The state board of education in April quietly proposed changes to the code’s “freedom of expression” section, cutting it from 26 paragraphs to four. The revisions, if approved by the legislature, would give school leaders broader power over what school newspapers publish. A board of education ad hoc committee is reviewing that section and expected to issue its final recommendations later this year.
“The state is opening the door to more censorship,” said John Doyle, the newspaper adviser at Norristown Area High School. “For some schools, it could be devastating.”
Of special concern to student-press advocates is the deletion of the word “immediate” in the regulation stating students cannot publish material that “threatens immediate harm to the welfare of the school or community.” The change would let school leaders indefinitely bar students from publishing stories or photos, said George Taylor, the executive director of the Pennsylvania School Press Association.

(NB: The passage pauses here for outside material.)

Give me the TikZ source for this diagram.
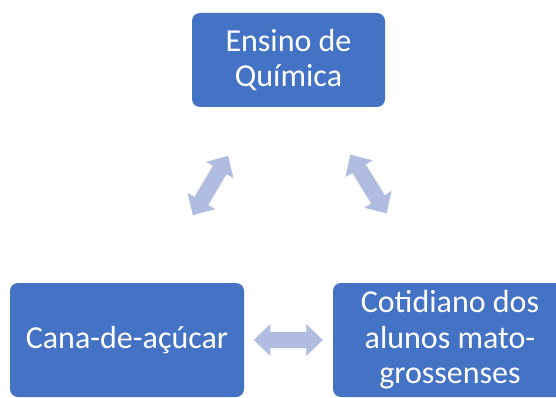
\documentclass[tikz,border=0pt]{standalone}
\usepackage{fontspec}
\setmainfont{Carlito}
\definecolor{boxblue}{HTML}{4472C4}
\definecolor{arrowblue}{HTML}{B0BDE0}
\tikzset{
  bluebox/.style={fill=boxblue, draw=none, rounded corners=8pt, inner sep=0pt,
    text=white, align=center,
    font=\fontsize{32}{35.5}\selectfont},
  blockarrow/.style={fill=arrowblue, draw=none}
}
\newcommand{\dblarrowshape}{(-34.5,0) -- (-18,16) -- (-18,8) -- (18,8) -- (18,16) -- (34.5,0) -- (18,-16) -- (18,-8) -- (-18,-8) -- (-18,-16) -- cycle}
\begin{document}
\begin{tikzpicture}[x=1pt,y=-1pt]
\useasboundingbox (0,0) rectangle (556,398);
\clip (0,0) rectangle (556,398);
\fill[white] (0,0) rectangle (556,398);
\node[bluebox, minimum width=193pt, minimum height=94pt] (quim) at (288.5,60) {Ensino de\\Química};
\node[bluebox, minimum width=234pt, minimum height=114pt] (cana) at (127,340) {Cana-de-açúcar};
\node[bluebox, minimum width=234pt, minimum height=114pt] (coti) at (450,340) {Cotidiano dos\\alunos mato-\\grossenses};
\coordinate (aL) at (210.5,185.5);
\coordinate (aR) at (368.5,184);
\coordinate (aB) at (288.3,340);
\begin{scope}[shift={(aL)}, rotate=59.3]
  \fill[blockarrow] \dblarrowshape;
\end{scope}
\begin{scope}[shift={(aR)}, rotate=-58.3]
  \fill[blockarrow] \dblarrowshape;
\end{scope}
\begin{scope}[shift={(aB)}]
  \fill[blockarrow] \dblarrowshape;
\end{scope}
\end{tikzpicture}
\end{document}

Another point of contention is a sentence in the broad guidelines stating students can’t print material that is “vulgar, lewd, obscene, or plainly offensive.” Mr. Taylor argued that such language was so broad that administrators could apply that standard to exclude anything.
“The current guidelines spell out very explicitly what’s expected on both sides. It’s replaced by something that’s downright vague,” he added. “It’s a misnomer to label this section ‘Students Rights and Responsibilities’ because they aren’t there anymore.”

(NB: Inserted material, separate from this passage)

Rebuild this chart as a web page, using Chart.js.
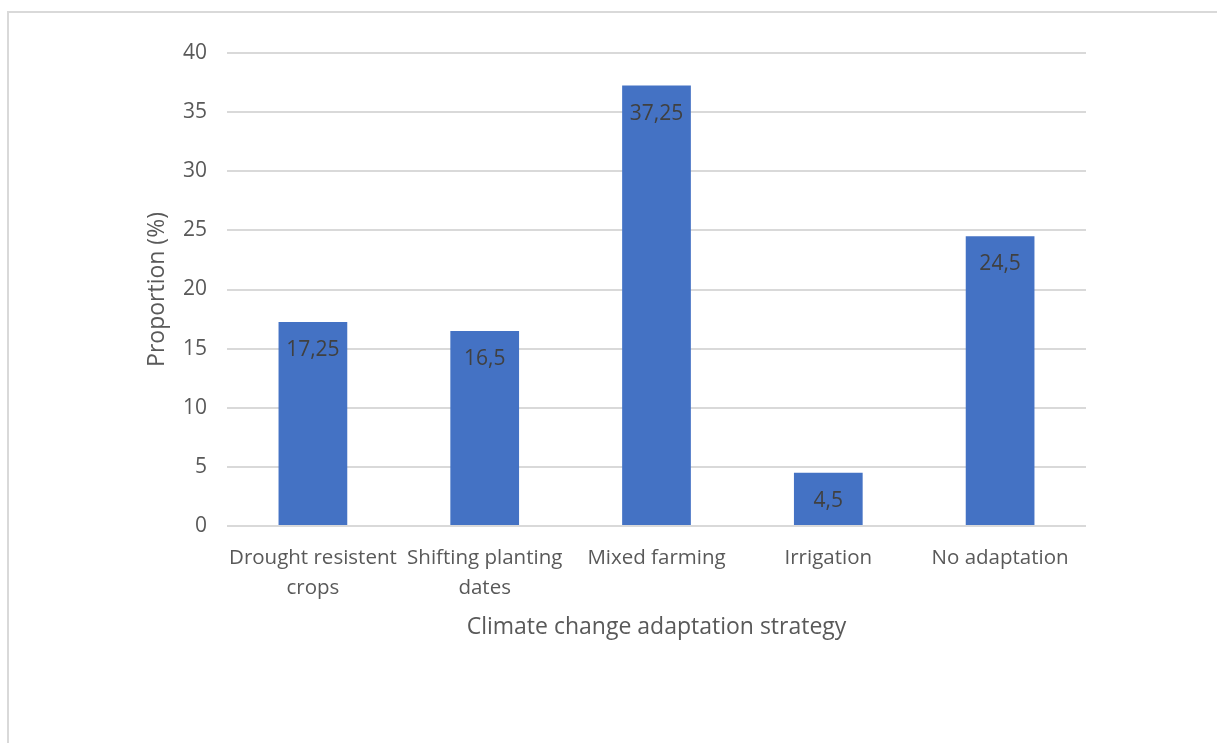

The organization has written a letter to the state board urging it to withdraw the proposed changes. Mr. Taylor said that his group promotes responsible student journalism. “Kids should be protected by the same rules as professional journalists, and therefore should behave in a professional manner,” he said. “It’s not carte blanche in whatever you want to say.”
Updating Policy
The revisions would drop Pennsylvania from the short list of states with statutes or regulations specifically protecting freedom of expression in the student press. The other states are Arkansas, California, Colorado, Iowa, Kansas, Massachusetts, and Washington, according to the national Student Press Law Center in Arlington, Va. The Pennsylvania board proposed the changes because members believe that section of the code needs to be brought “more in line” with court rulings bolstering school administrators’ authority over student newspapers, said Jeff McCloud, the spokesman for the state board of education.
“This has not been updated in many years,” he said of Chapter 12 of the state code. Mr. McCloud noted that the proposed revisions deal not just with free expression, but with all the regulations in that chapter, which covers subjects ranging from the Pledge of Allegiance to corporal punishment. He also stressed that the board welcomes public comment, and that the proposed new regulations “are by no means set in stone.”

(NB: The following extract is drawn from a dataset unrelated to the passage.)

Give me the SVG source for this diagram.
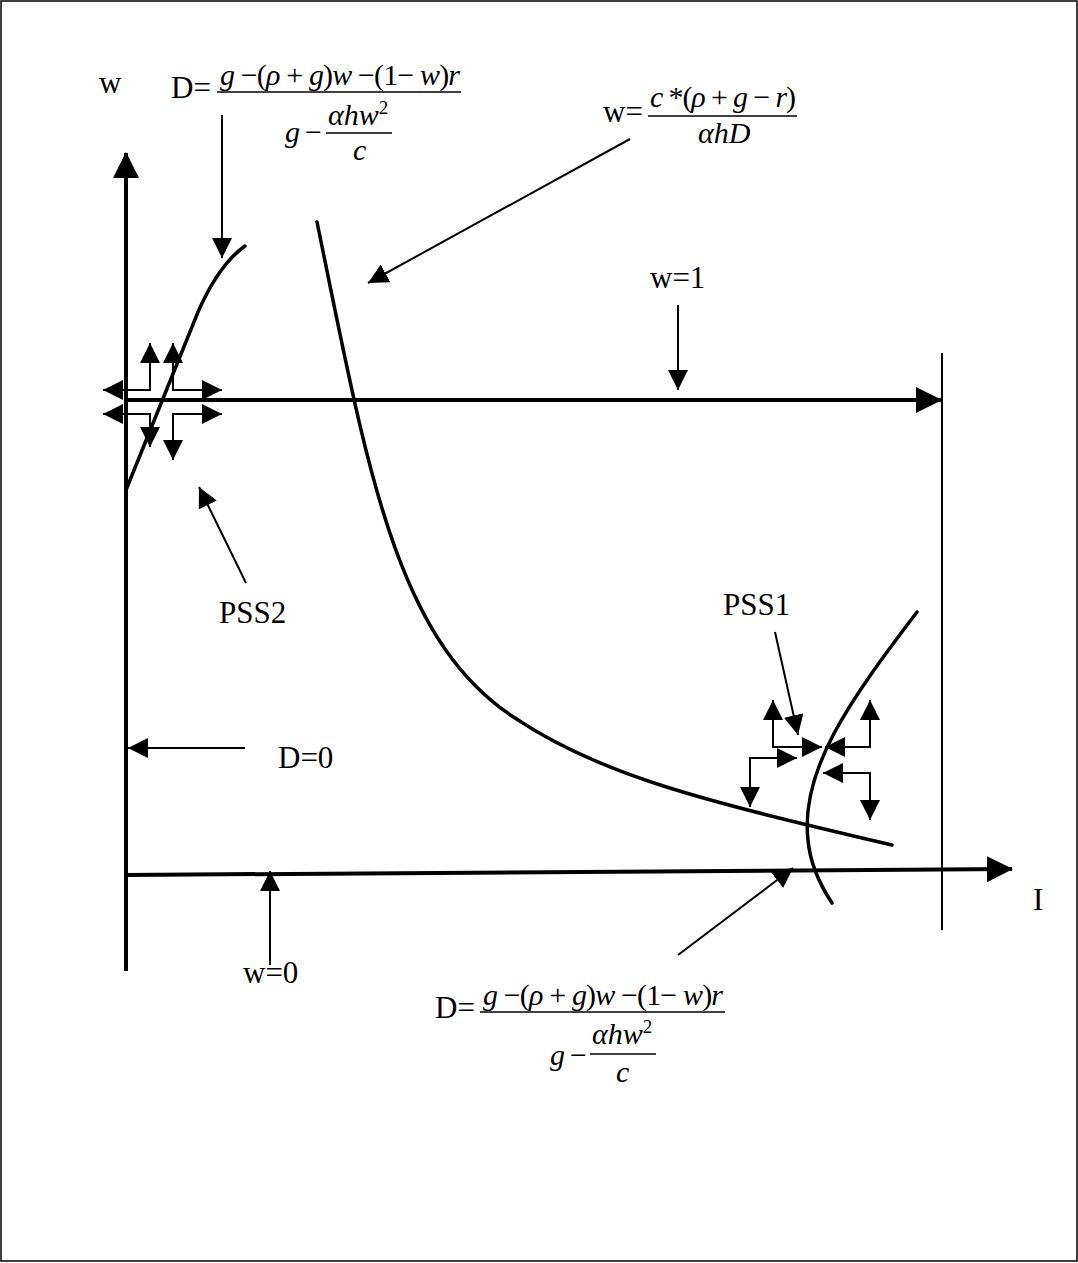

The main U.S. Supreme Court ruling on the freedom of the student media was in Hazelwood v. Kuhlmeier in 1988. In that case, the court ruled that school newspapers were an extension of the curriculum and not a public forum. Thus, school administrators may change or delete anything from the school newspaper as long as the material is education-related—a definition that lends itself to broad interpretations, observers say. Stephen Turner, a senior and the editor in chief of Norristown High’s newspaper, said the changes would punish student journalists for doing their jobs.
“Kids will be scared to cover certain stories or to write the whole truth if they think they’re going to get in trouble for it,” he said.
When asked about student journalists’ concerns about the proposed changes, Mr. McCloud said, “Students will experience a bit of the real world. Every reporter has an editor and a publisher, and if they say, ‘You can’t run this,’ then you can’t.
“The Supreme Court ruling has given some latitude to administrators, and they’re the publishers of school papers.”
Mark Goodman, the executive director of the Student Press Law Center, rejects comparisons of public schools’ authority to that of private publishers. Since public schools are government entities, he argues, they don’t have the same rights as private publishers and must be more open to viewpoints.
“They’re not the same,” he said. “That’s the simple reason why the First Amendment was put there in the first place.”
Pennsylvania’s proposed changes are also troubling because they don’t focus on education, said Mr. Goodman, who worries that other states may follow suit. “It sounds like a policy change being drafted by lawyers, not educators,” he said. “They’re not thinking through what they should be teaching, but instead what they can legally get away with.”